De uma coisa tenho a absoluta certeza... Aquela rapariga que tanto adorava e sabia escrever, com certeza que naqueles momentos desejou ao menos poder ter o seu velho diário a seu lado para poder ter continuado a confiar a sua história a Kitty.

O seu destino foi-lhe forçado pelos alemães. Mas há uma espécie de brilhantismo e glória, e até de felicidade, de certa forma, que nem as suas armas e brutalidade conseguiram impedir. Porque apesar do que lhe foi feito – ou principalmente por isso -  mais de 70 anos depois, o mundo ainda fala de Anne Frank e emociona-se com um dos livros mais lidos na história.

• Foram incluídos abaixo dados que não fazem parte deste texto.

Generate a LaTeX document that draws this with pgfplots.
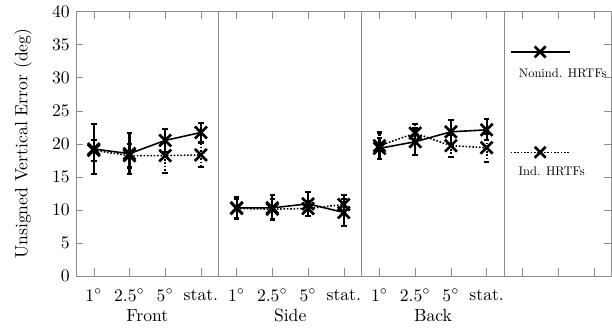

Foi e é esse o seu destino.
O seu diário mudou o mundo, porque quando se mete tanta gente a ler e a emocionar-se com a mesma história, significa que se mudou o mundo. O seu impacto não teria sido este – nem de perto – através de outro que não este curioso e cruel desenlace que às vezes mais pareceu encenado, e talvez isso possa servir para atenuar um pouco a tristeza e a revolta que (felizmente) provoca na maioria dos leitores.

Só me resta dizer que conseguiste. Continuas a viver além da tua morte, Anne Frank.